Of the 10 universities that saw the biggest pre-REF percentage-point movement in the share of full-time academic staff classified as being “teaching-only”, six rose by 17 places or more in Times Higher Education’s overall ranking based on the grade point average of the results.
However, the other four institutions dropped down the ranking, and there appears to be no obvious pattern overall where institutions that radically reduced their share of staff in “research-only” or “teaching and research” roles before the REF were more successful.
Concerns were raised in the lead-up to the REF that universities might reclassify large numbers of academics as teaching staff because a change in the submission rules for 2021 meant that all staff with a “significant responsibility” for research should be entered.
According to Higher Education Statistics Agency (Hesa) data for 2019-20, the last academic year before the REF census date for staff, about a third of institutions in the UK had at least a fifth of their full-time academics classified as teaching-only, about double the number of universities in 2015-16, the year before the new rules were announced.
Among those with the biggest percentage-point shift in the share of full-time staff classified as teaching-only from 2015-16 to 2019-20 were Staffordshire University (up 66 percentage points) and Nottingham Trent University (up 62 percentage points). Both rose more than 20 places in THE’s GPA ranking compared with 2014.
However, Staffordshire’s vice-chancellor Martin Jones said that the university did not have “teaching-only” contracts and that the Hesa data on staff roles reflected its decision to split academics between two “pathways”: “teaching and research” and “teaching, advanced scholarship and knowledge exchange”.
He said that the change was an example of what Research England’s executive chair David Sweeney had described as a welcome clarification of academics’ roles in the sector and that it had “led to a 27 per cent increase in the number of staff we submitted to the REF in 2021 compared to 2014”.
A Nottingham Trent spokeswoman said its Hesa data also reflected the introduction of new “academic career pathways” from 2017, some of which did not necessarily align with Hesa definitions.
“As a result, the teaching category includes the teaching and scholarship and teaching and practice career pathways. This accounts for the increase in those colleagues attributed to teaching.”

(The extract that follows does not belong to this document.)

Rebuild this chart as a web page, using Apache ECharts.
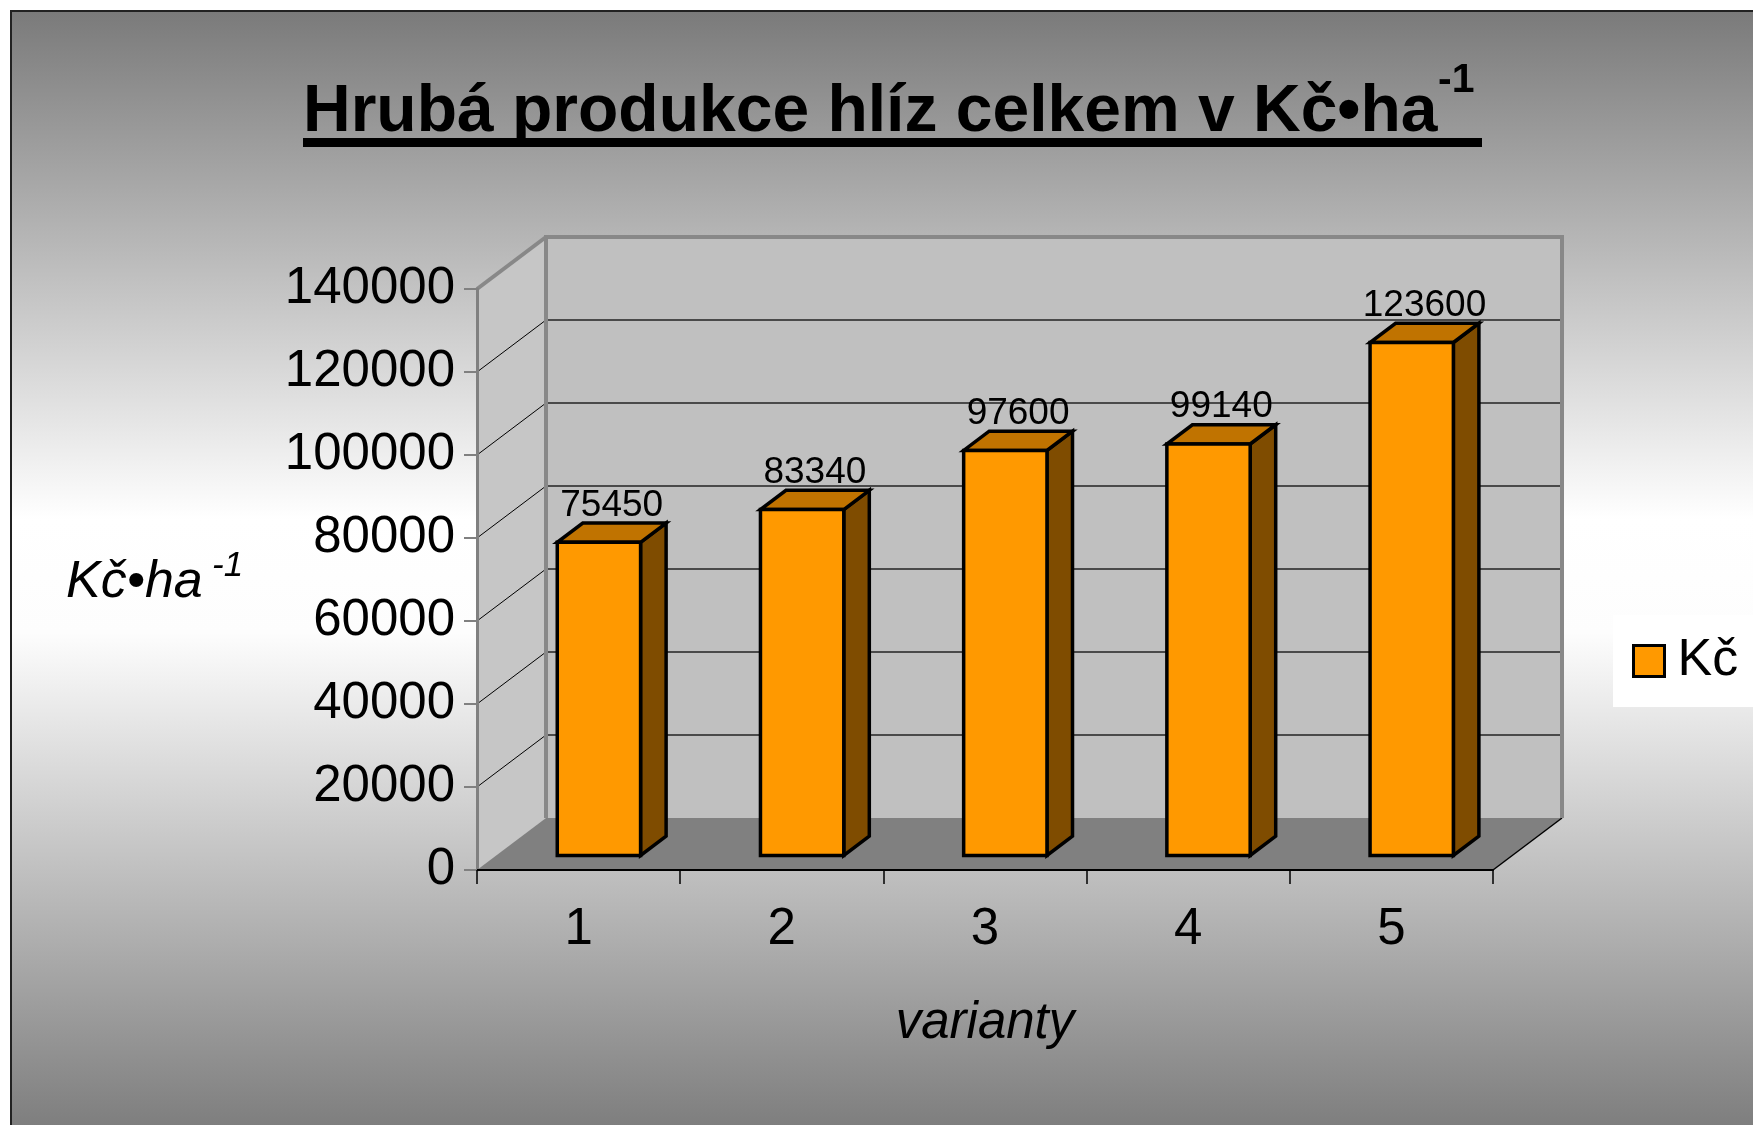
<!DOCTYPE html>
<html>
<head>
<meta charset="utf-8">
<title>Hrubá produkce hlíz celkem</title>
<script src="https://cdn.jsdelivr.net/npm/echarts@6/dist/echarts.min.js"></script>
<style>
  html, body { margin: 0; padding: 0; background: #fff; }
  #chart { width: 1753px; height: 1125px; }
</style>
</head>
<body>
<div id="chart"></div>
<script>
// data
const categories = ['1', '2', '3', '4', '5'];
const values = [75450, 83340, 97600, 99140, 123600];
const seriesName = 'Kč';
const yTicks = [0, 20000, 40000, 60000, 80000, 100000, 120000, 140000];
const yMin = 0, yMax = 140000, yStep = 20000;

const FONT = "'Liberation Sans', Arial, sans-serif";
// fake 3d: depth of the box and where the bars sit inside it
const DX = 69, DY = -52;
const F0 = 0.28, F1 = 0.65;
const BAR_W = 0.41;

const chart = echarts.init(document.getElementById('chart'));

function renderFrame(params, api) {
  const cs = params.coordSys;
  const x0 = cs.x, x1 = cs.x + cs.width, y0 = cs.y, y1 = cs.y + cs.height;
  const kids = [];
  // left wall + back wall
  kids.push({ type: 'polygon', shape: { points: [[x0, y0], [x0 + DX, y0 + DY], [x0 + DX, y1 + DY], [x0, y1]] },
    style: { fill: '#c6c6c6' } });
  kids.push({ type: 'rect', shape: { x: x0 + DX, y: y0 + DY, width: cs.width, height: cs.height },
    style: { fill: '#c0c0c0' } });
  // gridlines
  yTicks.forEach(t => {
    if (t === yMin || t === yMax) return;
    const y = api.coord([0, t])[1];
    kids.push({ type: 'line', shape: { x1: x0, y1: y, x2: x0 + DX, y2: y + DY },
      style: { stroke: '#000', lineWidth: 1 } });
    kids.push({ type: 'line', shape: { x1: x0 + DX, y1: y + DY, x2: x1 + DX, y2: y + DY },
      style: { stroke: '#4a4a4a', lineWidth: 2 } });
  });
  // floor
  kids.push({ type: 'polygon', shape: { points: [[x0, y1], [x1, y1], [x1 + DX, y1 + DY], [x0 + DX, y1 + DY]] },
    style: { fill: '#808080' } });
  kids.push({ type: 'line', shape: { x1: x1, y1: y1, x2: x1 + DX, y2: y1 + DY },
    style: { stroke: '#000', lineWidth: 1.5 } });
  // wall borders
  kids.push({ type: 'polyline', shape: { points: [[x0 + DX, y1 + DY], [x0 + DX, y0 + DY], [x1 + DX, y0 + DY], [x1 + DX, y1 + DY]] },
    style: { stroke: '#888', lineWidth: 4, fill: null } });
  kids.push({ type: 'line', shape: { x1: x0, y1: y0, x2: x0 + DX, y2: y0 + DY },
    style: { stroke: '#888', lineWidth: 4 } });
  return { type: 'group', children: kids };
}

function renderBar(params, api) {
  const i = api.value(0), v = api.value(1);
  const top = api.coord([i, v]);
  const base = api.coord([i, 0]);
  const w = api.size([1, 0])[0] * BAR_W;
  const ox = DX * F0, oy = DY * F0;
  const dx = DX * (F1 - F0), dy = DY * (F1 - F0);
  const xl = top[0] - w / 2 + ox + 1, xr = xl + w;
  const yt = top[1] + oy, yb = base[1] + oy;
  const line = { stroke: '#000', lineWidth: 3.5, lineJoin: 'miter' };
  return {
    type: 'group',
    children: [
      { type: 'polygon', shape: { points: [[xr, yt], [xr + dx, yt + dy], [xr + dx, yb + dy], [xr, yb]] },
        style: Object.assign({ fill: '#7f4c00' }, line) },
      { type: 'polygon', shape: { points: [[xl, yt], [xr, yt], [xr + dx, yt + dy], [xl + dx, yt + dy]] },
        style: Object.assign({ fill: '#c07300' }, line) },
      { type: 'rect', shape: { x: xl, y: yt, width: w, height: yb - yt },
        style: Object.assign({ fill: '#ff9900' }, line) },
      { type: 'text', style: { text: String(v), x: (xl + xr) / 2 + dx / 2, y: yt + dy + 1,
        align: 'center', verticalAlign: 'bottom', font: '37px ' + FONT, fill: '#000' } }
    ]
  };
}

const bgGradient = new echarts.graphic.LinearGradient(0, 0, 0, 1, [
  { offset: 0, color: '#7a7a7a' },
  { offset: 0.45, color: '#ffffff' },
  { offset: 0.55, color: '#fdfdfd' },
  { offset: 1, color: '#7a7a7a' }
]);

const option = {
  backgroundColor: '#fff',
  animation: false,
  grid: { left: 477, top: 289, width: 1016, height: 581 },
  xAxis: {
    type: 'category',
    data: categories,
    z: 10,
    axisLine: { lineStyle: { color: '#000', width: 2 } },
    axisTick: { show: true, length: 14, lineStyle: { color: '#000', width: 1.5 } },
    axisLabel: { fontSize: 51, fontFamily: FONT, color: '#000', margin: 34 },
    name: 'varianty',
    nameLocation: 'middle',
    nameGap: 128,
    nameTextStyle: { fontSize: 51, fontFamily: FONT, fontStyle: 'italic', color: '#000' }
  },
  yAxis: {
    type: 'value',
    min: yMin, max: yMax, interval: yStep,
    z: 10,
    axisLine: { show: true, lineStyle: { color: '#808080', width: 3 } },
    axisTick: { show: true, length: 13, lineStyle: { color: '#808080', width: 2 } },
    axisLabel: { fontSize: 51, fontFamily: FONT, color: '#000', margin: 22, formatter: v => String(v) },
    splitLine: { show: false }
  },
  legend: {
    left: 1613, top: 615,
    orient: 'vertical',
    backgroundColor: '#fff',
    padding: [20, 20, 20, 19],
    itemWidth: 31, itemHeight: 31,
    selectedMode: false,
    data: [{ name: seriesName, icon: 'rect', itemStyle: { color: '#ff9900', borderColor: '#000', borderWidth: 3 } }],
    textStyle: { fontSize: 52, fontFamily: FONT, color: '#000', padding: [0, 0, 0, 8] }
  },
  graphic: [
    { type: 'rect', z: -10, silent: true, shape: { x: 11, y: 11, width: 1760, height: 1130 },
      style: { fill: bgGradient, stroke: '#222', lineWidth: 2 } },
    { type: 'text', x: 303, y: 113, style: { text: 'Hrubá produkce hlíz celkem v Kč•ha',
      font: 'bold 66px ' + FONT, fill: '#000', verticalAlign: 'middle' } },
    { type: 'text', x: 1438, y: 81, style: { text: '-1', font: 'bold 41px ' + FONT, fill: '#000', verticalAlign: 'middle' } },
    { type: 'rect', shape: { x: 303, y: 138, width: 1179, height: 9 }, style: { fill: '#000' } },
    { type: 'text', x: 66, y: 583, style: { text: 'Kč•ha', font: 'italic 52px ' + FONT, fill: '#000', verticalAlign: 'middle' } },
    { type: 'text', x: 212, y: 566, style: { text: '-1', font: 'italic 35px ' + FONT, fill: '#000', verticalAlign: 'middle' } }
  ],
  series: [
    { type: 'custom', name: 'frame', silent: true, z: 1, data: [[0, 0]], renderItem: renderFrame },
    { type: 'custom', name: seriesName, z: 4, data: values.map((v, i) => [i, v]),
      encode: { x: 0, y: 1 }, itemStyle: { color: '#ff9900' }, renderItem: renderBar }
  ]
};

chart.setOption(option);
</script>
</body>
</html>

She said the university’s approach to identifying who was eligible for the REF was set out in its REF 2021 code of practice, approved by Research England, and explained that it had been able to double the number of staff submitted since 2014.
Among pre-92 institutions, the University of Hull went from 16 per cent of full-time academics classed as teaching-only in 2015-16 to 44 per cent in 2019-20. It rose 17 places in the GPA ranking.
Maggie McGowan, its director of research and innovation, said Hull had operated with a single academic contract for 15 years but the Hesa data reflected a new academic careers framework (ACF) at the institution that meant that many of its staff were classified as “teaching-only” when their roles were actually dedicated to other areas, such as knowledge exchange.
“Prior to the implementation of the ACF, all staff on the single academic contract were returned to Hesa as teaching and research, even if they did not have substantial responsibility for research,” she pointed out.